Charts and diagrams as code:
--------------------

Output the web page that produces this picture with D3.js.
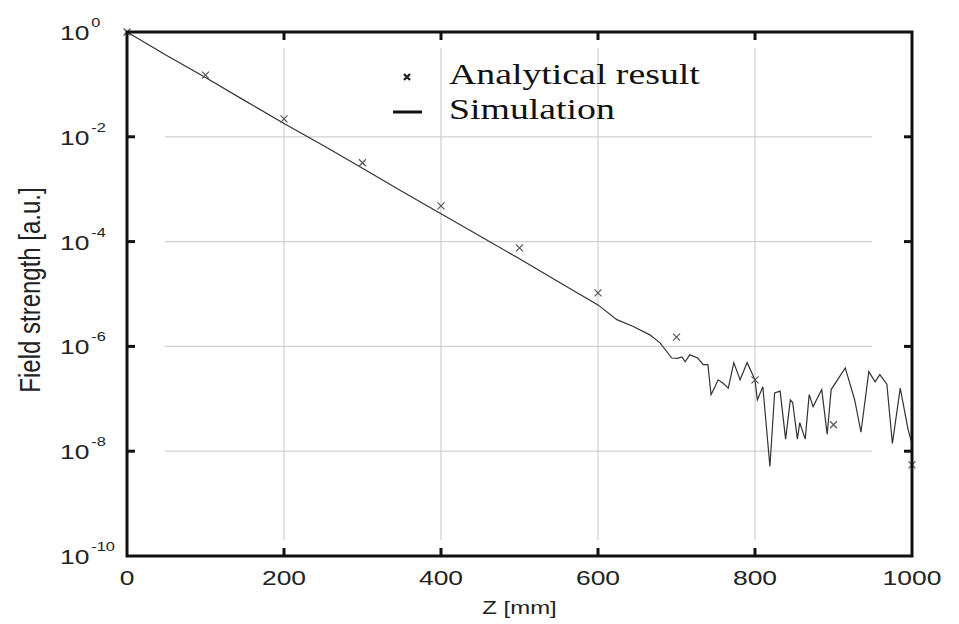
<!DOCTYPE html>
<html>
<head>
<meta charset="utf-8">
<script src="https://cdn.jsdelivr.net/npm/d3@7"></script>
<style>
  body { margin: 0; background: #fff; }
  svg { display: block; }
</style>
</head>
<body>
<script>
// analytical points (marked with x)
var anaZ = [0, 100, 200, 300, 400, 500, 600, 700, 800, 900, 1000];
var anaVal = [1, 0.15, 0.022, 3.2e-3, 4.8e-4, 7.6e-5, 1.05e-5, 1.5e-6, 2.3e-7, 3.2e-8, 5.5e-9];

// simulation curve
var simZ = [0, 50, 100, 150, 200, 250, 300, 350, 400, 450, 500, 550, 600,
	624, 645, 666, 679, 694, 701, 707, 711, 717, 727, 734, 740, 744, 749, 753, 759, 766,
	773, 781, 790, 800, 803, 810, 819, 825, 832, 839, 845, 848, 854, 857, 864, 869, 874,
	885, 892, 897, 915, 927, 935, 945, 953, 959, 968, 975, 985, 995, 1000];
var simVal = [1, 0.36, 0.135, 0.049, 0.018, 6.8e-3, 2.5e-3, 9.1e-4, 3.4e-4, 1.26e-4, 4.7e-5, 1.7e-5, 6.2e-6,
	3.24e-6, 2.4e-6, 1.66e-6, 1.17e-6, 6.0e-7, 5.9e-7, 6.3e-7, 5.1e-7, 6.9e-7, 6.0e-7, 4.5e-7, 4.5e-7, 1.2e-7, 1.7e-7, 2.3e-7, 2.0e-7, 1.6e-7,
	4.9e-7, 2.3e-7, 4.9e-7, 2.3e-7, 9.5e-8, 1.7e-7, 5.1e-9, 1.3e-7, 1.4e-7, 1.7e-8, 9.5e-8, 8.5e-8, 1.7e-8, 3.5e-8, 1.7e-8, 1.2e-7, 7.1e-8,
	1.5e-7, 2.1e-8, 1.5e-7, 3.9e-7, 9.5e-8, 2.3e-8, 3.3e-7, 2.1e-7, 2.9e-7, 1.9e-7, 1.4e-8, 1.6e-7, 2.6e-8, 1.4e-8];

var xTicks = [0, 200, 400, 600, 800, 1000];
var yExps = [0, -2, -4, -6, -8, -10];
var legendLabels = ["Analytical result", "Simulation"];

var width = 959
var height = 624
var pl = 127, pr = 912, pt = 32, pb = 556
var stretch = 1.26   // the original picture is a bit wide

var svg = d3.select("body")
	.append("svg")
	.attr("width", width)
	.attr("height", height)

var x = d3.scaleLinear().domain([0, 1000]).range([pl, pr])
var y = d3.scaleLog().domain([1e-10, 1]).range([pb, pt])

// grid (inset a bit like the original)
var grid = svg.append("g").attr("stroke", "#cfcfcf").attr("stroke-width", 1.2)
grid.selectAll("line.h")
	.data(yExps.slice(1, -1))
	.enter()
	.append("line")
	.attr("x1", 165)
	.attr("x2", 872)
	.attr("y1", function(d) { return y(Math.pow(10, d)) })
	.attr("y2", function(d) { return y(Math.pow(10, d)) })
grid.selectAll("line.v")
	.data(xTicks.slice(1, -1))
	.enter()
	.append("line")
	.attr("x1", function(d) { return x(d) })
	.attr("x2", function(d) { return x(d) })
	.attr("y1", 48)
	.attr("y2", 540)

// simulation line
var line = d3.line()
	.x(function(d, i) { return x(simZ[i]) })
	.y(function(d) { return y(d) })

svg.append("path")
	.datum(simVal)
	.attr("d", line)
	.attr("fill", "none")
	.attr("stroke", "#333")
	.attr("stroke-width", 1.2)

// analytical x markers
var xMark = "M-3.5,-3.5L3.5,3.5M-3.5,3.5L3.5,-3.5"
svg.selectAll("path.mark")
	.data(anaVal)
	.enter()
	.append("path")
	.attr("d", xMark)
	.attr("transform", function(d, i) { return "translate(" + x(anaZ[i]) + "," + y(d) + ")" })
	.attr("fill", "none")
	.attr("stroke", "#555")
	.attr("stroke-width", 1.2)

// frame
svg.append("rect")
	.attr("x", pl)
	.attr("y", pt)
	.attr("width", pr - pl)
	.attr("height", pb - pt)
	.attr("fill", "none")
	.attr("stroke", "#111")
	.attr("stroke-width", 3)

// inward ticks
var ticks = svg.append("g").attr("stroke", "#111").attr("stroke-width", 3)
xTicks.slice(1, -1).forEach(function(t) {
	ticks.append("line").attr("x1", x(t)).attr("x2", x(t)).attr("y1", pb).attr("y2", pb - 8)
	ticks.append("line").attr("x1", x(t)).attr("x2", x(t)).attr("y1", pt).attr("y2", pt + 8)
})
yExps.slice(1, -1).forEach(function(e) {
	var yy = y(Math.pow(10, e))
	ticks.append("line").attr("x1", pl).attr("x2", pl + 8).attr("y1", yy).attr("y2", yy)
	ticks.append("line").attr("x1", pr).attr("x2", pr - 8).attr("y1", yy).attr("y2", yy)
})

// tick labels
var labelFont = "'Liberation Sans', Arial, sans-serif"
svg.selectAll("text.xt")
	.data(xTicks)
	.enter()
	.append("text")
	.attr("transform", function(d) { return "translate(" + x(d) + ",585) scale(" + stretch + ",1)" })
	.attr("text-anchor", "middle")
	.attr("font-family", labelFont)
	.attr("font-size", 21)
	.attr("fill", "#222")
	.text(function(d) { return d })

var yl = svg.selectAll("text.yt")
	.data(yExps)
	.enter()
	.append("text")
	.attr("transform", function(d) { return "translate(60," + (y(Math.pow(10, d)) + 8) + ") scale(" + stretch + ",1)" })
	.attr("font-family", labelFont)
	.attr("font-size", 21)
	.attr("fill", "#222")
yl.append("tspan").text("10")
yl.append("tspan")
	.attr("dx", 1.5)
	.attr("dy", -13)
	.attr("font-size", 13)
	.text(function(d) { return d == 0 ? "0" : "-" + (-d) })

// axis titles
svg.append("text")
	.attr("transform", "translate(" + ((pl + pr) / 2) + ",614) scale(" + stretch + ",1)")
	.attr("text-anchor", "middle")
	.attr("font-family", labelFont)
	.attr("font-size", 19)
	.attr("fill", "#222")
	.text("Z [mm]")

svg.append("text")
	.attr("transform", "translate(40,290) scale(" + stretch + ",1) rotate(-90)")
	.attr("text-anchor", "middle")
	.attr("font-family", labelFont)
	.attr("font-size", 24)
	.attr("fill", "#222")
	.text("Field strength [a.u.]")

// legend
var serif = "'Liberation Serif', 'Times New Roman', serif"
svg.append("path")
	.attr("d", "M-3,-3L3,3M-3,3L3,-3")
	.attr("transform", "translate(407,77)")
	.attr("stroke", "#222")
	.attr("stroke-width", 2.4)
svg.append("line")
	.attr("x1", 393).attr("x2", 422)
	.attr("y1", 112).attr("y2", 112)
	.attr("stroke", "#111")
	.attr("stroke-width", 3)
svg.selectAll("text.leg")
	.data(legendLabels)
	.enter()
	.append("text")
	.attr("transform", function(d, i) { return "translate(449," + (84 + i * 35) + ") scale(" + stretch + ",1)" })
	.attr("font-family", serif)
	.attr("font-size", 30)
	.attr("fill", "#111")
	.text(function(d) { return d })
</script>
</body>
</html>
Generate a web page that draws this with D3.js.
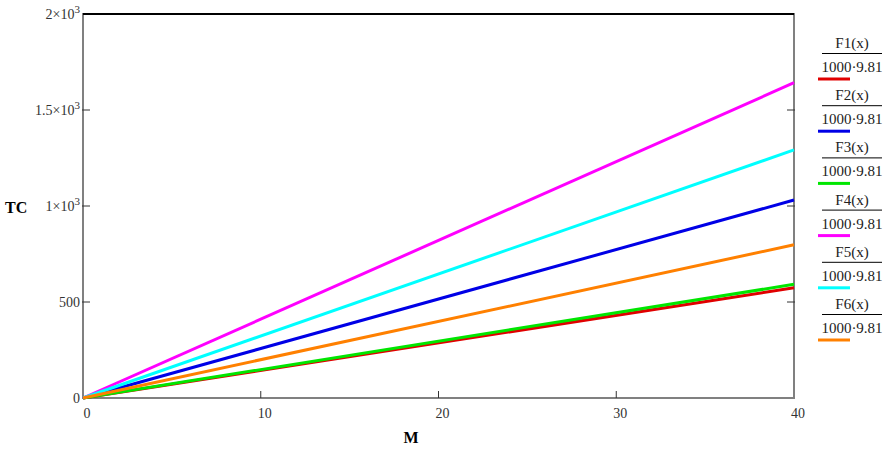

--------------------

▶ TASK PROMPT: Exact duplication of all the records is required; pictures are omitted from the copy.

▶ ANSWER TO THIS TASK:
Output the web page that produces this picture with D3.js.
<!DOCTYPE html>
<html>
<head>
<meta charset="utf-8">
<script src="https://cdn.jsdelivr.net/npm/d3@7"></script>
<style>
  body { margin: 0; background: #fff; }
  svg { display: block; }
</style>
</head>
<body>
<script>
// analytical points (marked with x)
var anaZ = [0, 100, 200, 300, 400, 500, 600, 700, 800, 900, 1000];
var anaVal = [1, 0.15, 0.022, 3.2e-3, 4.8e-4, 7.6e-5, 1.05e-5, 1.5e-6, 2.3e-7, 3.2e-8, 5.5e-9];

// simulation curve
var simZ = [0, 50, 100, 150, 200, 250, 300, 350, 400, 450, 500, 550, 600,
	624, 645, 666, 679, 694, 701, 707, 711, 717, 727, 734, 740, 744, 749, 753, 759, 766,
	773, 781, 790, 800, 803, 810, 819, 825, 832, 839, 845, 848, 854, 857, 864, 869, 874,
	885, 892, 897, 915, 927, 935, 945, 953, 959, 968, 975, 985, 995, 1000];
var simVal = [1, 0.36, 0.135, 0.049, 0.018, 6.8e-3, 2.5e-3, 9.1e-4, 3.4e-4, 1.26e-4, 4.7e-5, 1.7e-5, 6.2e-6,
	3.24e-6, 2.4e-6, 1.66e-6, 1.17e-6, 6.0e-7, 5.9e-7, 6.3e-7, 5.1e-7, 6.9e-7, 6.0e-7, 4.5e-7, 4.5e-7, 1.2e-7, 1.7e-7, 2.3e-7, 2.0e-7, 1.6e-7,
	4.9e-7, 2.3e-7, 4.9e-7, 2.3e-7, 9.5e-8, 1.7e-7, 5.1e-9, 1.3e-7, 1.4e-7, 1.7e-8, 9.5e-8, 8.5e-8, 1.7e-8, 3.5e-8, 1.7e-8, 1.2e-7, 7.1e-8,
	1.5e-7, 2.1e-8, 1.5e-7, 3.9e-7, 9.5e-8, 2.3e-8, 3.3e-7, 2.1e-7, 2.9e-7, 1.9e-7, 1.4e-8, 1.6e-7, 2.6e-8, 1.4e-8];

var xTicks = [0, 200, 400, 600, 800, 1000];
var yExps = [0, -2, -4, -6, -8, -10];
var legendLabels = ["Analytical result", "Simulation"];

var width = 959
var height = 624
var pl = 127, pr = 912, pt = 32, pb = 556
var stretch = 1.26   // the original picture is a bit wide

var svg = d3.select("body")
	.append("svg")
	.attr("width", width)
	.attr("height", height)

var x = d3.scaleLinear().domain([0, 1000]).range([pl, pr])
var y = d3.scaleLog().domain([1e-10, 1]).range([pb, pt])

// grid (inset a bit like the original)
var grid = svg.append("g").attr("stroke", "#cfcfcf").attr("stroke-width", 1.2)
grid.selectAll("line.h")
	.data(yExps.slice(1, -1))
	.enter()
	.append("line")
	.attr("x1", 165)
	.attr("x2", 872)
	.attr("y1", function(d) { return y(Math.pow(10, d)) })
	.attr("y2", function(d) { return y(Math.pow(10, d)) })
grid.selectAll("line.v")
	.data(xTicks.slice(1, -1))
	.enter()
	.append("line")
	.attr("x1", function(d) { return x(d) })
	.attr("x2", function(d) { return x(d) })
	.attr("y1", 48)
	.attr("y2", 540)

// simulation line
var line = d3.line()
	.x(function(d, i) { return x(simZ[i]) })
	.y(function(d) { return y(d) })

svg.append("path")
	.datum(simVal)
	.attr("d", line)
	.attr("fill", "none")
	.attr("stroke", "#333")
	.attr("stroke-width", 1.2)

// analytical x markers
var xMark = "M-3.5,-3.5L3.5,3.5M-3.5,3.5L3.5,-3.5"
svg.selectAll("path.mark")
	.data(anaVal)
	.enter()
	.append("path")
	.attr("d", xMark)
	.attr("transform", function(d, i) { return "translate(" + x(anaZ[i]) + "," + y(d) + ")" })
	.attr("fill", "none")
	.attr("stroke", "#555")
	.attr("stroke-width", 1.2)

// frame
svg.append("rect")
	.attr("x", pl)
	.attr("y", pt)
	.attr("width", pr - pl)
	.attr("height", pb - pt)
	.attr("fill", "none")
	.attr("stroke", "#111")
	.attr("stroke-width", 3)

// inward ticks
var ticks = svg.append("g").attr("stroke", "#111").attr("stroke-width", 3)
xTicks.slice(1, -1).forEach(function(t) {
	ticks.append("line").attr("x1", x(t)).attr("x2", x(t)).attr("y1", pb).attr("y2", pb - 8)
	ticks.append("line").attr("x1", x(t)).attr("x2", x(t)).attr("y1", pt).attr("y2", pt + 8)
})
yExps.slice(1, -1).forEach(function(e) {
	var yy = y(Math.pow(10, e))
	ticks.append("line").attr("x1", pl).attr("x2", pl + 8).attr("y1", yy).attr("y2", yy)
	ticks.append("line").attr("x1", pr).attr("x2", pr - 8).attr("y1", yy).attr("y2", yy)
})

// tick labels
var labelFont = "'Liberation Sans', Arial, sans-serif"
svg.selectAll("text.xt")
	.data(xTicks)
	.enter()
	.append("text")
	.attr("transform", function(d) { return "translate(" + x(d) + ",585) scale(" + stretch + ",1)" })
	.attr("text-anchor", "middle")
	.attr("font-family", labelFont)
	.attr("font-size", 21)
	.attr("fill", "#222")
	.text(function(d) { return d })

var yl = svg.selectAll("text.yt")
	.data(yExps)
	.enter()
	.append("text")
	.attr("transform", function(d) { return "translate(60," + (y(Math.pow(10, d)) + 8) + ") scale(" + stretch + ",1)" })
	.attr("font-family", labelFont)
	.attr("font-size", 21)
	.attr("fill", "#222")
yl.append("tspan").text("10")
yl.append("tspan")
	.attr("dx", 1.5)
	.attr("dy", -13)
	.attr("font-size", 13)
	.text(function(d) { return d == 0 ? "0" : "-" + (-d) })

// axis titles
svg.append("text")
	.attr("transform", "translate(" + ((pl + pr) / 2) + ",614) scale(" + stretch + ",1)")
	.attr("text-anchor", "middle")
	.attr("font-family", labelFont)
	.attr("font-size", 19)
	.attr("fill", "#222")
	.text("Z [mm]")

svg.append("text")
	.attr("transform", "translate(40,290) scale(" + stretch + ",1) rotate(-90)")
	.attr("text-anchor", "middle")
	.attr("font-family", labelFont)
	.attr("font-size", 24)
	.attr("fill", "#222")
	.text("Field strength [a.u.]")

// legend
var serif = "'Liberation Serif', 'Times New Roman', serif"
svg.append("path")
	.attr("d", "M-3,-3L3,3M-3,3L3,-3")
	.attr("transform", "translate(407,77)")
	.attr("stroke", "#222")
	.attr("stroke-width", 2.4)
svg.append("line")
	.attr("x1", 393).attr("x2", 422)
	.attr("y1", 112).attr("y2", 112)
	.attr("stroke", "#111")
	.attr("stroke-width", 3)
svg.selectAll("text.leg")
	.data(legendLabels)
	.enter()
	.append("text")
	.attr("transform", function(d, i) { return "translate(449," + (84 + i * 35) + ") scale(" + stretch + ",1)" })
	.attr("font-family", serif)
	.attr("font-size", 30)
	.attr("fill", "#111")
	.text(function(d) { return d })
</script>
</body>
</html>
Generate a web page that draws this with D3.js.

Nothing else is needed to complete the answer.